Right Left, Left Right,

Lech Lecha

Avraham and his nephew Lot could not harmoniously co-exist in the same locale and it became necessary for them to separate. Avraham gave Lot the first choice: If you go to the right I will move to the left, if you choose to travel leftwards I will go to the right.

Question One

Why do both of them have to move? Why can’t one of them stay put, e.g. Lot will stay at the current location and only Avraham will distance himself.

Question Two

Locations are normally dictated by compass positions, North South East and West are preferably used as points of reference. Thus it would seem more appropriate to say you move North and I will move South, rather than use right and left.


Looking at two other places in the Torah where the terms right and left are used will shed light on this instance. Firstly, by the supremacy of the Sanhedrin it states:

“According to the law they instruct you … you shall do; you shall not divert from the word they tell you, either right or left.” (Devorim 17:11).

Secondly, the Jewish king is instructed to write a Sefer Torah and to transport with him constantly

“so that his heart will not be haughty over his brothers, and so that he will not turn away from the commandment, either to the right or to the left”. (Devorim 17:20).

The significance of the terms right and left, in this two situations, convey and suggest spiritual dedication. Thus ‘not moving to the right or left’ communicates an unerring devotion with no deviation whatsoever.

What Avraham was telling Lot was that they are incompatible because of their outlook on life. Lot’s weltanschauung was at odds with Avraham’s mission and it was time for them to take leave of each other. This then was the message Avraham was trying to convey, we are at different ends of the spiritual spectrum the main point was not the physical distancing which would be manifest but the conflicting ideology necessitating them to split. In the process Avraham and gave Lot first choice, you Lot can take your pick as how to objectively view yourself: If you view your position is that of the right, I will be on the left, and if you perceive yourself as a liberal than I will be considered the conservative.

(For the record. Later in the next week’s portion the Torah references Lot as being to the left of Avraham, and Yishmael to the right.)

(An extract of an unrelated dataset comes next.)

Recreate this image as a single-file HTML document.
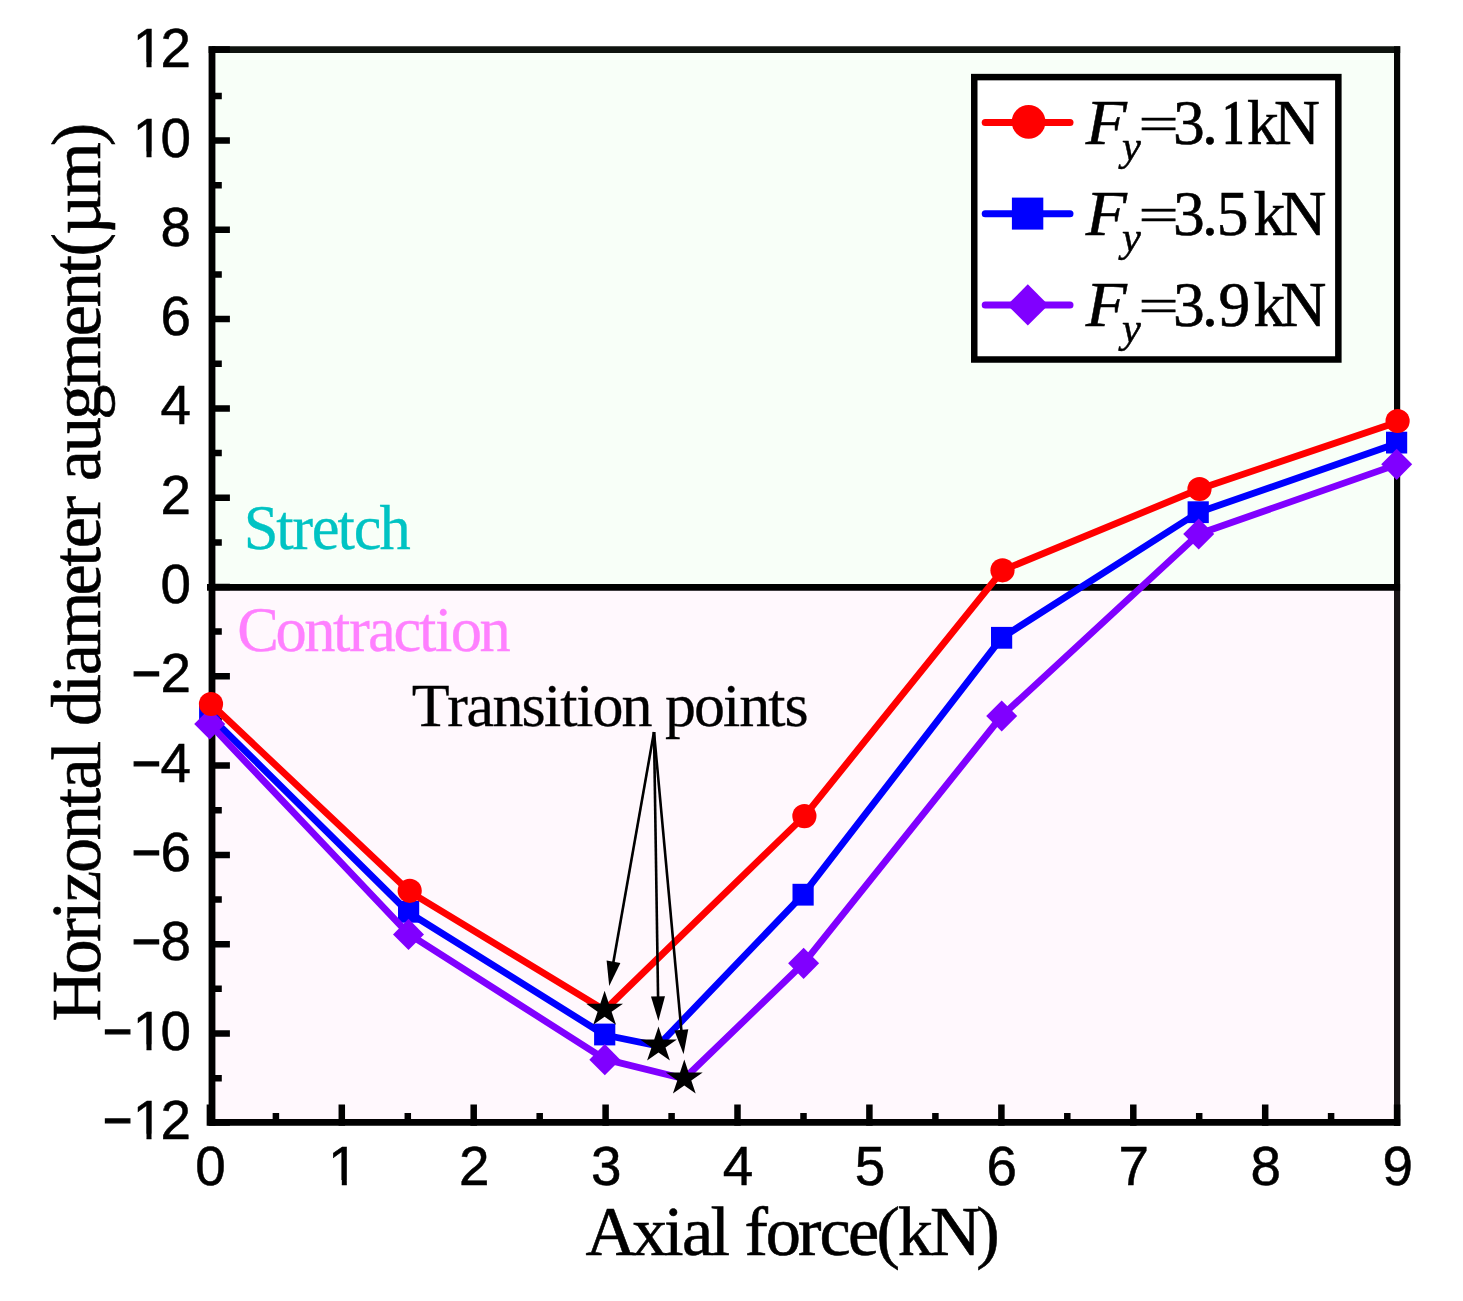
<!DOCTYPE html>
<html lang="en"><head><meta charset="utf-8"><title>Horizontal diameter augment vs axial force</title>
<style>html,body{margin:0;padding:0;background:#fff}svg{display:block}text{font-kerning:none}.ar{font-family:"Liberation Sans",Arial,sans-serif;fill:#000;stroke:#000;stroke-width:.5}.tm{font-family:"Liberation Serif","Times New Roman",serif;fill:#000;stroke:#000;stroke-width:.6}.it{font-family:"Liberation Serif","Times New Roman",serif;font-style:italic;fill:#000;stroke:#000;stroke-width:.5}</style></head><body>
<svg width="1463" height="1301" viewBox="0 0 1463 1301">
<rect width="1463" height="1301" fill="#fff"/>
<rect x="212.0" y="49.6" width="1185.1" height="537.8" fill="#f8fff8"/>
<rect x="212.0" y="587.4" width="1185.1" height="535.0" fill="#fff8fd"/>
<line x1="208.6" y1="49.6" x2="1400.2" y2="49.6" stroke="#0f140f" stroke-width="6.7"/>
<line x1="1397.1" y1="46.3" x2="1397.1" y2="588" stroke="#040604" stroke-width="6.2"/>
<line x1="1397.1" y1="588" x2="1397.1" y2="1125.7" stroke="#191417" stroke-width="6.2"/>
<line x1="212.0" y1="46.3" x2="212.0" y2="1125.7" stroke="#000" stroke-width="6.8"/>
<line x1="208.6" y1="1122.4" x2="1400.2" y2="1122.4" stroke="#000" stroke-width="6.6"/>
<line x1="207" y1="587.4" x2="1400.1" y2="587.4" stroke="#000" stroke-width="6.7"/>
<path d="M212.0 1122.4H229.9 M212.0 1078.2H221.8 M212.0 1033.5H229.9 M212.0 988.8H221.8 M212.0 944.2H229.9 M212.0 899.5H221.8 M212.0 854.9H229.9 M212.0 810.2H221.8 M212.0 765.6H229.9 M212.0 721.0H221.8 M212.0 676.3H229.9 M212.0 631.6H221.8 M212.0 587.0H229.9 M212.0 542.4H221.8 M212.0 497.7H229.9 M212.0 453.1H221.8 M212.0 408.4H229.9 M212.0 363.8H221.8 M212.0 319.1H229.9 M212.0 274.4H221.8 M212.0 229.8H229.9 M212.0 185.2H221.8 M212.0 140.5H229.9 M212.0 95.9H221.8 M212.0 49.6H229.9 M209.9 1125.7V1104.6 M275.9 1122.4V1112.9 M341.8 1125.7V1104.6 M407.8 1122.4V1112.9 M473.7 1125.7V1104.6 M539.7 1122.4V1112.9 M605.6 1125.7V1104.6 M671.6 1122.4V1112.9 M737.5 1125.7V1104.6 M803.5 1122.4V1112.9 M869.4 1125.7V1104.6 M935.4 1122.4V1112.9 M1001.4 1125.7V1104.6 M1067.3 1122.4V1112.9 M1133.3 1125.7V1104.6 M1199.2 1122.4V1112.9 M1265.2 1125.7V1104.6 M1331.1 1122.4V1112.9 M1397.1 1125.7V1104.6" stroke="#000" stroke-width="6.5" fill="none"/>
<defs><clipPath id="nofoot"><path clip-rule="evenodd" d="M0 0H1463V1301H0Z M135.5 1133.7H146.5V1140.8H135.5Z M151.5 1133.7H162.1V1140.8H151.5Z M135.5 1044.4H146.5V1051.5H135.5Z M151.5 1044.4H162.1V1051.5H151.5Z M135.5 151.4H146.5V158.5H135.5Z M151.5 151.4H162.1V158.5H151.5Z M135.5 62.1H146.5V69.2H135.5Z M151.5 62.1H162.1V69.2H151.5Z M330.7 1179.9H341.8V1187.0H330.7Z M346.8 1179.9H357.4V1187.0H346.8Z"/></clipPath></defs>
<text class="ar" font-size="54.8" x="102.8 132.8 160.5" y="1138.8" clip-path="url(#nofoot)"><tspan textLength="29.4" lengthAdjust="spacingAndGlyphs" stroke-width="1.3">−</tspan>12</text>
<text class="ar" font-size="54.8" x="102.8 132.8 160.5" y="1049.5" clip-path="url(#nofoot)"><tspan textLength="29.4" lengthAdjust="spacingAndGlyphs" stroke-width="1.3">−</tspan>10</text>
<text class="ar" font-size="54.8" x="131.5 160.5" y="960.2" clip-path="url(#nofoot)"><tspan textLength="29.4" lengthAdjust="spacingAndGlyphs" stroke-width="1.3">−</tspan>8</text>
<text class="ar" font-size="54.8" x="131.5 160.5" y="870.9" clip-path="url(#nofoot)"><tspan textLength="29.4" lengthAdjust="spacingAndGlyphs" stroke-width="1.3">−</tspan>6</text>
<text class="ar" font-size="54.8" x="131.5 160.5" y="781.6" clip-path="url(#nofoot)"><tspan textLength="29.4" lengthAdjust="spacingAndGlyphs" stroke-width="1.3">−</tspan>4</text>
<text class="ar" font-size="54.8" x="131.5 160.5" y="692.3" clip-path="url(#nofoot)"><tspan textLength="29.4" lengthAdjust="spacingAndGlyphs" stroke-width="1.3">−</tspan>2</text>
<text class="ar" font-size="54.8" x="160.5" y="603.0" clip-path="url(#nofoot)">0</text>
<text class="ar" font-size="54.8" x="160.5" y="513.7" clip-path="url(#nofoot)">2</text>
<text class="ar" font-size="54.8" x="160.5" y="424.4" clip-path="url(#nofoot)">4</text>
<text class="ar" font-size="54.8" x="160.5" y="335.1" clip-path="url(#nofoot)">6</text>
<text class="ar" font-size="54.8" x="160.5" y="245.8" clip-path="url(#nofoot)">8</text>
<text class="ar" font-size="54.8" x="132.8 160.5" y="156.5" clip-path="url(#nofoot)">10</text>
<text class="ar" font-size="54.8" x="132.8 160.5" y="67.2" clip-path="url(#nofoot)">12</text>
<text class="ar" font-size="54.8" x="195.2" y="1185.0" clip-path="url(#nofoot)">0</text>
<text class="ar" font-size="54.8" x="328.1" y="1185.0" clip-path="url(#nofoot)">1</text>
<text class="ar" font-size="54.8" x="459.0" y="1185.0" clip-path="url(#nofoot)">2</text>
<text class="ar" font-size="54.8" x="590.9" y="1185.0" clip-path="url(#nofoot)">3</text>
<text class="ar" font-size="54.8" x="722.8" y="1185.0" clip-path="url(#nofoot)">4</text>
<text class="ar" font-size="54.8" x="854.7" y="1185.0" clip-path="url(#nofoot)">5</text>
<text class="ar" font-size="54.8" x="986.6" y="1185.0" clip-path="url(#nofoot)">6</text>
<text class="ar" font-size="54.8" x="1118.5" y="1185.0" clip-path="url(#nofoot)">7</text>
<text class="ar" font-size="54.8" x="1250.4" y="1185.0" clip-path="url(#nofoot)">8</text>
<text class="ar" font-size="54.8" x="1382.4" y="1185.0" clip-path="url(#nofoot)">9</text>
<polyline points="209.7,715.8 408.6,912.5 604.7,1035.0 657.9,1045.9 803.1,894.7 1001.6,637.8 1198.2,512.5 1396.6,443.5" fill="none" stroke="#0000ff" stroke-width="6.8" stroke-linejoin="round" stroke-linecap="round"/>
<rect x="199.1" y="704.9" width="21.2" height="21.8" fill="#0000ff"/>
<rect x="398.0" y="900.9" width="21.2" height="21.8" fill="#0000ff"/>
<rect x="594.1" y="1023.6" width="21.2" height="21.8" fill="#0000ff"/>
<rect x="792.5" y="883.8" width="21.2" height="21.8" fill="#0000ff"/>
<rect x="991.0" y="626.9" width="21.2" height="21.8" fill="#0000ff"/>
<rect x="1187.6" y="501.3" width="21.2" height="21.8" fill="#0000ff"/>
<rect x="1386.0" y="431.7" width="21.2" height="21.8" fill="#0000ff"/>
<polyline points="209.7,724.0 408.5,933.9 604.8,1059.1 684.1,1078.8 803.6,963.3 1001.7,716.0 1198.7,534.0 1396.7,464.6" fill="none" stroke="#8000ff" stroke-width="6.8" stroke-linejoin="round" stroke-linecap="round"/>
<polygon points="194.2,724.0 209.7,708.4 225.2,724.0 209.7,739.6" fill="#8000ff"/>
<polygon points="393.0,934.4 408.5,918.8 424.0,934.4 408.5,950.0" fill="#8000ff"/>
<polygon points="589.3,1059.7 604.8,1044.1 620.3,1059.7 604.8,1075.3" fill="#8000ff"/>
<polygon points="788.1,963.3 803.6,947.7 819.1,963.3 803.6,978.9" fill="#8000ff"/>
<polygon points="986.2,716.0 1001.7,700.4 1017.2,716.0 1001.7,731.6" fill="#8000ff"/>
<polygon points="1183.2,534.0 1198.7,518.4 1214.2,534.0 1198.7,549.6" fill="#8000ff"/>
<polygon points="1381.2,464.3 1396.7,448.7 1412.2,464.3 1396.7,479.9" fill="#8000ff"/>
<polyline points="211.0,704.0 409.7,891.8 604.6,1010.2 804.4,816.1 1002.5,570.3 1199.5,489.0 1397.6,422.0" fill="none" stroke="#ff0000" stroke-width="6.8" stroke-linejoin="round" stroke-linecap="round"/>
<circle cx="211.0" cy="704.0" r="12.1" fill="#ff0000"/>
<circle cx="409.7" cy="890.8" r="12.1" fill="#ff0000"/>
<circle cx="804.4" cy="816.1" r="12.1" fill="#ff0000"/>
<circle cx="1002.5" cy="570.3" r="12.1" fill="#ff0000"/>
<circle cx="1199.5" cy="489.0" r="12.1" fill="#ff0000"/>
<circle cx="1397.6" cy="421.0" r="12.1" fill="#ff0000"/>
<polygon points="604.6,990.8 608.9,1003.8 623.0,1003.8 611.6,1011.8 616.0,1024.8 604.6,1016.8 593.2,1024.8 597.6,1011.8 586.2,1003.8 600.3,1003.8" fill="#000"/>
<polygon points="658.5,1026.5 662.8,1039.5 676.9,1039.5 665.5,1047.5 669.9,1060.5 658.5,1052.5 647.1,1060.5 651.5,1047.5 640.1,1039.5 654.2,1039.5" fill="#000"/>
<polygon points="684.3,1059.5 688.6,1072.5 702.7,1072.5 691.3,1080.5 695.7,1093.5 684.3,1085.5 672.9,1093.5 677.3,1080.5 665.9,1072.5 680.0,1072.5" fill="#000"/>
<line x1="654.0" y1="732.0" x2="613.1" y2="963.7" stroke="#000" stroke-width="2.6"/>
<polygon points="609.2,985.9 606.6,960.6 620.4,963.0" fill="#000"/>
<line x1="654.0" y1="732.0" x2="658.1" y2="998.4" stroke="#000" stroke-width="2.6"/>
<polygon points="658.4,1020.9 651.0,996.5 665.0,996.3" fill="#000"/>
<line x1="654.0" y1="732.0" x2="681.5" y2="1031.8" stroke="#000" stroke-width="2.6"/>
<polygon points="683.6,1054.2 674.4,1030.4 688.3,1029.2" fill="#000"/>
<text class="tm" font-size="62" x="411.8 447.3 466.6 492.4 521.4 544.0 560.2 576.3 592.4 621.5 650.5 665.0 694.1 723.1 739.2 768.3 784.4" y="726.3" style="stroke-width:.3">Transition points</text>
<text class="tm" font-size="62.5" x="243.8 276.2 292.3 311.7 337.5 353.7 379.5" y="548.9" style="fill:#00c3c3;stroke:#00c3c3;stroke-width:.3">Stretch</text>
<text class="tm" font-size="62.5" x="237.3 275.6 304.3 333.0 348.9 368.0 393.5 418.9 434.9 450.8 479.5" y="651.2" style="fill:#ff80ff;stroke:#ff80ff;stroke-width:.3">Contraction</text>
<text class="tm" font-size="70.4" x="585.6 632.0 664.1 682.0 710.5 728.4 744.4 765.8 798.0 819.4 847.9 876.4 897.8 929.9 976.3" y="1255.0">Axial force(kN)</text>
<g transform="translate(100 1019.5) rotate(-90)">
<text class="tm" font-size="70.4" x="-2.0 45.1 77.8 99.5 117.6 146.6 179.3 211.9 230.1 259.0 277.2 293.5 326.1 344.3 373.3 424.0 453.0 471.2 500.1 521.9 538.2 567.2 599.8 632.5 683.2 712.2 744.9 763.0 784.7 822.4 873.2" y="0">Horizontal diameter augment(µm)</text>
</g>
<rect x="974.25" y="77.1" width="364.1" height="282.4" fill="#fff" stroke="#000" stroke-width="6.5"/>
<line x1="985.2" y1="122.45" x2="1070.0" y2="122.45" stroke="#ff0000" stroke-width="7" stroke-linecap="round"/>
<line x1="985.2" y1="213.65" x2="1070.0" y2="213.65" stroke="#0000ff" stroke-width="7" stroke-linecap="round"/>
<line x1="985.2" y1="304.9" x2="1070.0" y2="304.9" stroke="#8000ff" stroke-width="7" stroke-linecap="round"/>
<circle cx="1028.6" cy="121.9" r="16.9" fill="#ff0000"/>
<rect x="1011.9" y="197.6" width="31.4" height="32" fill="#0000ff"/>
<polygon points="1007.2,304.95 1027.8,284.35 1048.4,304.95 1027.8,325.55" fill="#8000ff"/>
<defs><clipPath id="one"><path clip-rule="evenodd" d="M1060 60H1340V180H1060Z M1219 100H1225.7V126H1219Z M1219 138H1225.7V146H1219Z M1242.1 138H1247.6V146H1242.1Z"/></clipPath></defs>
<text class="tm" font-size="63.5" y="143.7" clip-path="url(#one)"><tspan class="it" x="1085.7" textLength="41.1" lengthAdjust="spacingAndGlyphs">F</tspan><tspan class="it" font-size="42.4" x="1122.1" y="159.9">y</tspan><tspan font-size="47.0" x="1138.5" y="139.3" textLength="40.1" lengthAdjust="spacingAndGlyphs" stroke-width=".5">=</tspan><tspan x="1173.1 1202.0 1217.2 1246.9 1274.0" y="143.7">3.1kN</tspan></text>
<text class="tm" font-size="63.5" y="234.7"><tspan class="it" x="1085.7" textLength="41.1" lengthAdjust="spacingAndGlyphs">F</tspan><tspan class="it" font-size="42.4" x="1122.1" y="250.9">y</tspan><tspan font-size="47.0" x="1138.5" y="230.3" textLength="40.1" lengthAdjust="spacingAndGlyphs" stroke-width=".5">=</tspan><tspan x="1173.1 1202.0 1216.7 1253.4 1280.4" y="234.7">3.5kN</tspan></text>
<text class="tm" font-size="63.5" y="325.7"><tspan class="it" x="1085.7" textLength="41.1" lengthAdjust="spacingAndGlyphs">F</tspan><tspan class="it" font-size="42.4" x="1122.1" y="341.9">y</tspan><tspan font-size="47.0" x="1138.5" y="321.3" textLength="40.1" lengthAdjust="spacingAndGlyphs" stroke-width=".5">=</tspan><tspan x="1173.1 1202.0 1218.4 1253.4 1280.4" y="325.7">3.9kN</tspan></text>
</svg></body></html>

Rabbi Yosef Yitzchok Schneersohn (1880 – 1950) was the sixth Rebbe of the Chabad Movement. When he was but four years old he asked his father Rabbi Sholom Dovber Schneersohn (1860 – 1920) the fifth Rebbe of the Chabad Movement the following question. “Why did Hashem make people with two eyes, couldn’t He have made people with one eye?”

His father replied, “Yosef Yitzchok you have already mastered the Aleph Beis, and you know there are two letters that look similar the Shin and the Sin. What is the difference between the Shin and Sin?”.

The little boy answered “The Shin has a dot on the right and the Sin has a dot on the left”.

“That should be a lesson for you that right and left can make a big difference” responded Rabbi Sholom Dovber, “there are some things you should see with your right eye while others should be viewed from your left eye”.